• **PROBLEM TO WORK ON**: Exclude the pictures, then repeat the remaining data exactly.

--- start of DATA EXCERPT ---

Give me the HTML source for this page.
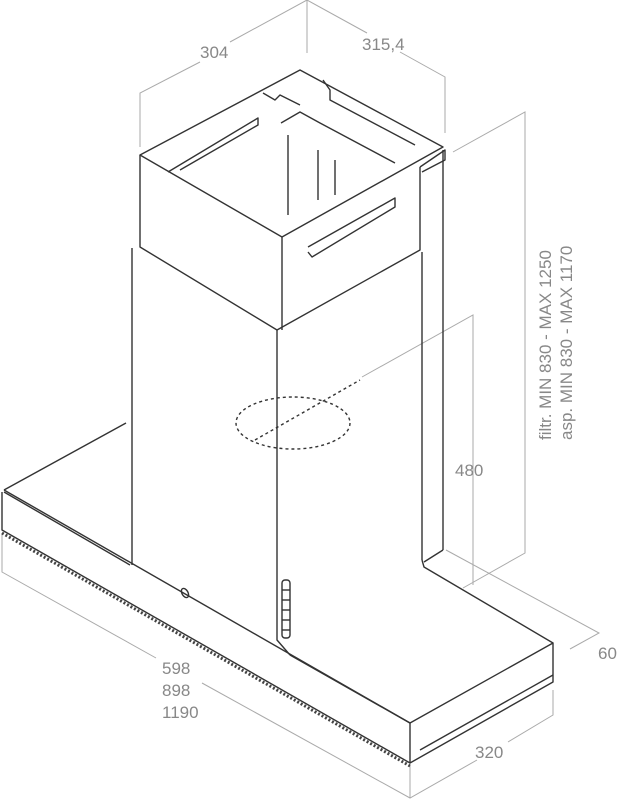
<!DOCTYPE html>
<html><head><style>html,body{margin:0;padding:0;background:#fff}svg{display:block}</style></head><body>
<svg width="643" height="800" viewBox="0 0 643 800" xmlns="http://www.w3.org/2000/svg" font-family="Liberation Sans, sans-serif">
<g stroke="#aaa" stroke-width="1" fill="none">
<!-- dimension lines -->
<polyline points="140,147 140,93 200,62"/><polyline points="230,42 307,0 367,33"/><line x1="307" y1="0" x2="307" y2="53"/>
<polyline points="400,52 445,77 445,133"/>
<polyline points="453,152 525,112 525,553 463,588"/>
<polyline points="362,377 473,315 473,585"/>
<polyline points="446,550 599,633 570,649"/>
<polyline points="2,533 2,572 156,658"/><polyline points="202,683 410,798 477,760"/><line x1="410" y1="765" x2="410" y2="798"/>
<polyline points="508,742 553,715 553,690"/>
</g>
<g stroke="#333" stroke-width="1.4" fill="none" stroke-linejoin="round">
<!-- top box -->
<polygon points="140,155 300,70 443,147 282,237"/>
<polyline points="140,155 140,247 277,330 420,250 420,167"/>
<line x1="282" y1="237" x2="282" y2="330"/>
<polyline points="168,172 258,118 258,125 180,170"/>
<polyline points="308,247 395,198 395,207 312,257 308,252"/>
<polyline points="263,93 275,100 280,95 300,105"/>
<polyline points="281,123 300,112 320,123 395,163"/>
<polyline points="323,80 330,90 330,100 415,145"/>
<line x1="288" y1="135" x2="288" y2="215"/><line x1="318" y1="150" x2="318" y2="200"/><line x1="335" y1="160" x2="335" y2="195"/>
<polyline points="420,167 445,150 445,160 422,172"/>
<!-- lower chimney -->
<polyline points="132,248 132,565"/>
<polyline points="277,330 277,640 290,655"/>
<line x1="422" y1="252" x2="422" y2="560"/><line x1="443" y1="150" x2="443" y2="550"/>
<polyline points="422,560 424,567 553,643"/>
<line x1="443" y1="550" x2="424" y2="562"/>
<!-- hood -->
<polyline points="4,490 126,423"/>
<polyline points="4,492 130,565"/>
<polyline points="290,655 410,723 553,643 553,682 410,763 2,530 2,492"/>
<line x1="410" y1="723" x2="410" y2="763"/>
<polyline points="4,490 410,723"/>
<line x1="420" y1="750" x2="553" y2="675"/>
<rect x="282" y="580" width="8" height="58" rx="3"/>
<line x1="282" y1="590" x2="290" y2="590"/><line x1="282" y1="600" x2="290" y2="600"/><line x1="282" y1="610" x2="290" y2="610"/><line x1="282" y1="620" x2="290" y2="620"/><line x1="282" y1="630" x2="290" y2="630"/>
<ellipse cx="185" cy="593" rx="3" ry="5" transform="rotate(-30 185 593)"/>
</g>
<path d="M2,533 L410,766" stroke="#444" stroke-width="3" stroke-dasharray="2 2" fill="none"/>
<g stroke="#333" stroke-width="1.4" stroke-dasharray="3 3" fill="none">
<ellipse cx="293" cy="423" rx="57" ry="26"/>
<line x1="255" y1="440" x2="360" y2="380"/>
</g>
<g fill="#888" font-size="17">
<text x="200" y="58">304</text>
<text x="362" y="50">315,4</text>
<text x="455" y="476">480</text>
<text x="598" y="659">60</text>
<text x="475" y="758">320</text>
<text x="162" y="674">598</text>
<text x="162" y="696">898</text>
<text x="162" y="718">1190</text>
<text transform="translate(551,440) rotate(-90)">filtr. MIN 830 - MAX 1250</text>
<text transform="translate(572,440) rotate(-90)">asp. MIN 830 - MAX 1170</text>
</g>
</svg>
</body></html>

--- end of DATA EXCERPT ---

• **RESPONSE**:
Give me the HTML source for this page.
<!DOCTYPE html>
<html><head><style>html,body{margin:0;padding:0;background:#fff}svg{display:block}</style></head><body>
<svg width="643" height="800" viewBox="0 0 643 800" xmlns="http://www.w3.org/2000/svg" font-family="Liberation Sans, sans-serif">
<g stroke="#aaa" stroke-width="1" fill="none">
<!-- dimension lines -->
<polyline points="140,147 140,93 200,62"/><polyline points="230,42 307,0 367,33"/><line x1="307" y1="0" x2="307" y2="53"/>
<polyline points="400,52 445,77 445,133"/>
<polyline points="453,152 525,112 525,553 463,588"/>
<polyline points="362,377 473,315 473,585"/>
<polyline points="446,550 599,633 570,649"/>
<polyline points="2,533 2,572 156,658"/><polyline points="202,683 410,798 477,760"/><line x1="410" y1="765" x2="410" y2="798"/>
<polyline points="508,742 553,715 553,690"/>
</g>
<g stroke="#333" stroke-width="1.4" fill="none" stroke-linejoin="round">
<!-- top box -->
<polygon points="140,155 300,70 443,147 282,237"/>
<polyline points="140,155 140,247 277,330 420,250 420,167"/>
<line x1="282" y1="237" x2="282" y2="330"/>
<polyline points="168,172 258,118 258,125 180,170"/>
<polyline points="308,247 395,198 395,207 312,257 308,252"/>
<polyline points="263,93 275,100 280,95 300,105"/>
<polyline points="281,123 300,112 320,123 395,163"/>
<polyline points="323,80 330,90 330,100 415,145"/>
<line x1="288" y1="135" x2="288" y2="215"/><line x1="318" y1="150" x2="318" y2="200"/><line x1="335" y1="160" x2="335" y2="195"/>
<polyline points="420,167 445,150 445,160 422,172"/>
<!-- lower chimney -->
<polyline points="132,248 132,565"/>
<polyline points="277,330 277,640 290,655"/>
<line x1="422" y1="252" x2="422" y2="560"/><line x1="443" y1="150" x2="443" y2="550"/>
<polyline points="422,560 424,567 553,643"/>
<line x1="443" y1="550" x2="424" y2="562"/>
<!-- hood -->
<polyline points="4,490 126,423"/>
<polyline points="4,492 130,565"/>
<polyline points="290,655 410,723 553,643 553,682 410,763 2,530 2,492"/>
<line x1="410" y1="723" x2="410" y2="763"/>
<polyline points="4,490 410,723"/>
<line x1="420" y1="750" x2="553" y2="675"/>
<rect x="282" y="580" width="8" height="58" rx="3"/>
<line x1="282" y1="590" x2="290" y2="590"/><line x1="282" y1="600" x2="290" y2="600"/><line x1="282" y1="610" x2="290" y2="610"/><line x1="282" y1="620" x2="290" y2="620"/><line x1="282" y1="630" x2="290" y2="630"/>
<ellipse cx="185" cy="593" rx="3" ry="5" transform="rotate(-30 185 593)"/>
</g>
<path d="M2,533 L410,766" stroke="#444" stroke-width="3" stroke-dasharray="2 2" fill="none"/>
<g stroke="#333" stroke-width="1.4" stroke-dasharray="3 3" fill="none">
<ellipse cx="293" cy="423" rx="57" ry="26"/>
<line x1="255" y1="440" x2="360" y2="380"/>
</g>
<g fill="#888" font-size="17">
<text x="200" y="58">304</text>
<text x="362" y="50">315,4</text>
<text x="455" y="476">480</text>
<text x="598" y="659">60</text>
<text x="475" y="758">320</text>
<text x="162" y="674">598</text>
<text x="162" y="696">898</text>
<text x="162" y="718">1190</text>
<text transform="translate(551,440) rotate(-90)">filtr. MIN 830 - MAX 1250</text>
<text transform="translate(572,440) rotate(-90)">asp. MIN 830 - MAX 1170</text>
</g>
</svg>
</body></html>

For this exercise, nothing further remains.